The response has been “bigger than expected,” Taylor adds. “We only planned on doing a few shows but [with] the demand … we wanted to make sure as many people as possible were able to see this movie.” They ended up with 15 screenings.

Centre St. Church in Calgary had a similar experience. Four viewings in March drew a total audience of 3,244, sold 422 copies of the movie, 700 books and 21 Love Dare Bible study guides.

“The movie surprised me.
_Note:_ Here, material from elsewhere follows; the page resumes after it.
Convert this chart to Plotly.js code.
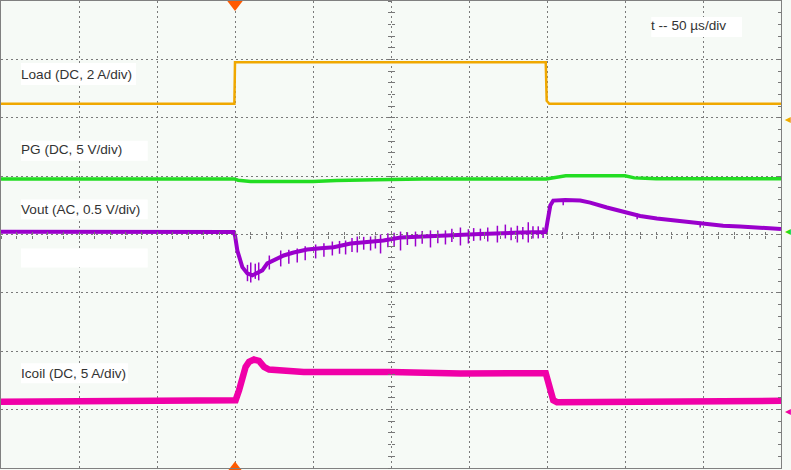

Most of the time you think you’ve seen it all but this one hit home with its bluntness,” says Deb Mitchell, communications director for Centre St.

“It dealt with two issues – relationships that develop in the workplace and Internet pornography – in a meaningful way,” says Tempelmeyer. “It was as if this couple were living out things that I keep seeing walk through my office door.”

But it’s the Love Dare study book – non-existent until the demand from the movie drove the producers to write it – that Tempelmeyer credits with improving marriages. “Because I’ve had couples doing the book for about a month, they have noticed temperature changes in their marriage.”

The book pre-sold 600,000 copies and currently sits at number ten on amazon.com. Both movie and book are being promoted on the Canadian Marriage and Family Network, whose mission is “to inspire and equip churches in Canada to transform marriages and families one congregation at a time.”